I'd already visited many of the city's foodie highlights, including St. Lawrence Market. On this trip, I was keen to check out a few new places - a sake brewery, TOCA bar and restaurant the new Ritz-Carlton, a cupcake studio -- as well as to try some places I'd missed on previous visits. Here's what happened:
I'd been planning to walk around a bit and menu browse, but a gigantically long line at passport control cut my exploration time short. The Gladstone's menu looked interesting, plus I was enticed by an extensive menu of wines by the glass.
This is a place that fits right into the neighborhood, with exposed brick walls, interesting light fixtures, and a menu of hipster comfort food, including gaspe tourtiere, a traditional pork and chicken pie, honey lavender roast chicken. I went simple, and ordered a grilled calmari salad -- the calamari was cooked just right, and went perfectly with the beet, grapefruit and arugula on my plate.
The Canadian cheese plate included three generous portions of cheese, but I was disappointed by the accompaniments -- only crackers and bread. Bottom line: Gladstone Cafe is just a few ticks shy of being a dinner destination in its own right, but it's a great place to snack before a hotel event.
The hotel's restaurant is called TOCA, a restaurant that focuses on contemporary preparations of Canadian specialties, using Canadian ingredients. (Example: "Fancy Fish n' Chips, delicately fried Yarmouth lobster, served with avocado frites.) In a brilliant design move, the restaurant has a glassed-in "cheese cave" -- where cheese is indeed aging, but also where, in between courses, diners are invited in for a tour and an impromptu tasting. (Just try not to order a cheese course after this, I dare you.)

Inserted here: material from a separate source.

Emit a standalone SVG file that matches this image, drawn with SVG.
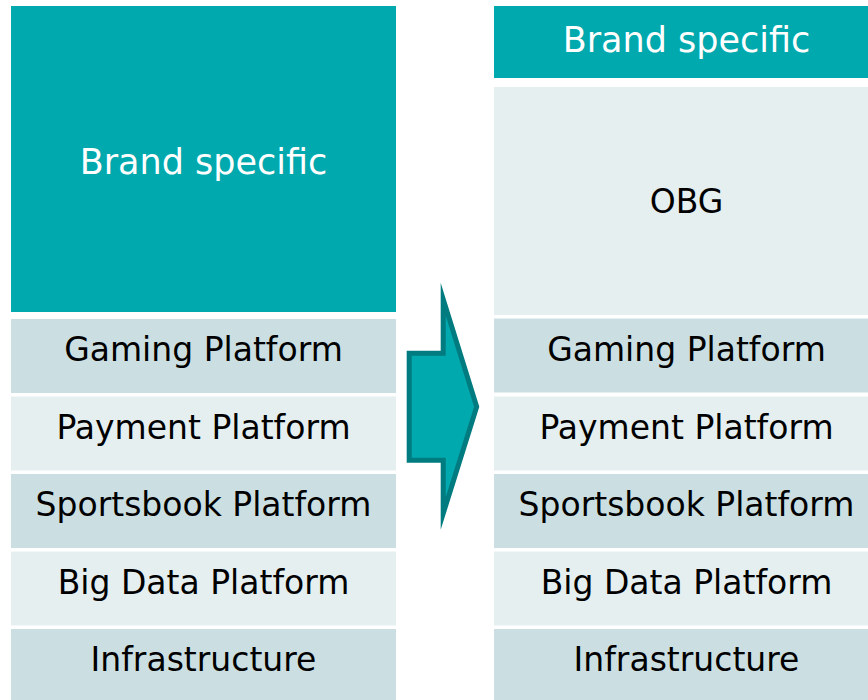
<svg xmlns="http://www.w3.org/2000/svg" width="868" height="700" viewBox="0 0 868 700">
  <style>
    .brand { fill: #00A9AE; }
    .dark { fill: #CBDFE2; }
    .light { fill: #E5EFF0; }
    text { font-family: "DejaVu Sans", "Liberation Sans", sans-serif; font-size: 33px; fill: #000000; text-anchor: middle; }
    .wt { fill: #FFFFFF; font-size: 35px; }
    .arrow { fill: #00A9AE; stroke: #007B7F; stroke-width: 5; stroke-linejoin: miter; stroke-miterlimit: 10; }
  </style>
  <rect width="868" height="700" fill="#FFFFFF"/>

  <g id="left-brand"><rect class="brand" x="11" y="6" width="385" height="306"/><text class="wt" x="203.5" y="174.3">Brand specific</text></g>
  <g id="left-gaming"><rect class="dark" x="11" y="319" width="385" height="74"/><text x="203.5" y="361">Gaming Platform</text></g>
  <g id="left-payment"><rect class="light" x="11" y="396.5" width="385" height="74"/><text x="203.5" y="438.5">Payment Platform</text></g>
  <g id="left-sportsbook"><rect class="dark" x="11" y="474" width="385" height="74"/><text x="203.5" y="516">Sportsbook Platform</text></g>
  <g id="left-bigdata"><rect class="light" x="11" y="551.5" width="385" height="74"/><text x="203.5" y="593.5">Big Data Platform</text></g>
  <g id="left-infra"><rect class="dark" x="11" y="629" width="385" height="80"/><text x="203.5" y="671">Infrastructure</text></g>

  <g id="right-brand"><rect class="brand" x="494" y="6" width="385" height="72"/><text class="wt" x="686.5" y="51.7">Brand specific</text></g>
  <g id="right-obg"><rect class="light" x="494" y="87" width="385" height="228"/><text x="686.5" y="212.7">OBG</text></g>
  <g id="right-gaming"><rect class="dark" x="494" y="318.5" width="385" height="74"/><text x="686.5" y="361">Gaming Platform</text></g>
  <g id="right-payment"><rect class="light" x="494" y="396.5" width="385" height="74"/><text x="686.5" y="438.5">Payment Platform</text></g>
  <g id="right-sportsbook"><rect class="dark" x="494" y="474" width="385" height="74"/><text x="686.5" y="516">Sportsbook Platform</text></g>
  <g id="right-bigdata"><rect class="light" x="494" y="551.5" width="385" height="74"/><text x="686.5" y="593.5">Big Data Platform</text></g>
  <g id="right-infra"><rect class="dark" x="494" y="629" width="385" height="80"/><text x="686.5" y="671">Infrastructure</text></g>

  <g id="connectors">
    <polygon class="arrow" points="443.2,299.2 476.7,406.7 443.2,513.5 443.2,460.2 409.2,460.2 409.2,353.2 443.2,353.2"/>
  </g>
</svg>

By the way, pre-dinner, it would also be a folly to miss a cocktail in the TOCA Bar, where the mixologists are on the cutting edge of cocktail trends, creating their own syrups (try La Pomme Quebecoise, made with Calvados, pineapple purée, tobacco syrup & Cava), cask aging their spirits, and serving up a delicious array of bar snacks which includes fried capers and -- yes -- candied bacon.
Dining at Starfish is an education in all things oyster, and it's best practice to simply put yourself into Patrick's hands and let him assemble an oyster plate for you. Oyster flavor varies tremendously by species and by the waters in which they are grown
On this visit, I tried Galway Flat oysters from Irish waters for the first time, and was entirely shocked by their meaty, metallic and challenging flavor. Minus the shell, I wouldn't have been sure it was an oyster at all. The suggested pairing with Guinness beer was a must do.
Also, it was impossible to stop eating Starfish's wild Irish mussels, steamed in white wine, garlic and creaam, served with (properly twice-fried) house frites.
Le Dolci puts on two-hour cupcake decorating classes that are basically pure fun. There's no heavy lifting in this -- the cupcakes are made, the butter cream frosting is prepared in advance. But you do learn how to manipulate fondant into fun shapes, including three dimensional animals, and you learn how to properly squeeze a pastry bag so that you can achieve various effects, from a carnation to a rose to a field of grass. And you leave with a box of a dozen cupcakes.
The area got even more fun in 2011 when Ontario Spring Water Sake Company opened its doors, This is sake made with traditional methods, by a Japanese brew master, but with water from a spring in Northern Ontario. (Hence, the name.) There are about 2,000 liters produced here a month, and several available for tasting at the small bar. Sake breweries aren't that common in North America, and so this is also a unique opportunity to sample a by-product of sake production, sake kasu -- a soft, almost tofu-like edible product, that also can be used to make soap and lotion. Spring Water Sake uses it to make a concentrated miso soup base, and also to produce an ice creamesque frozen dessert in Japanese inspired flavors, including black sesame, lemon rind and soy flower.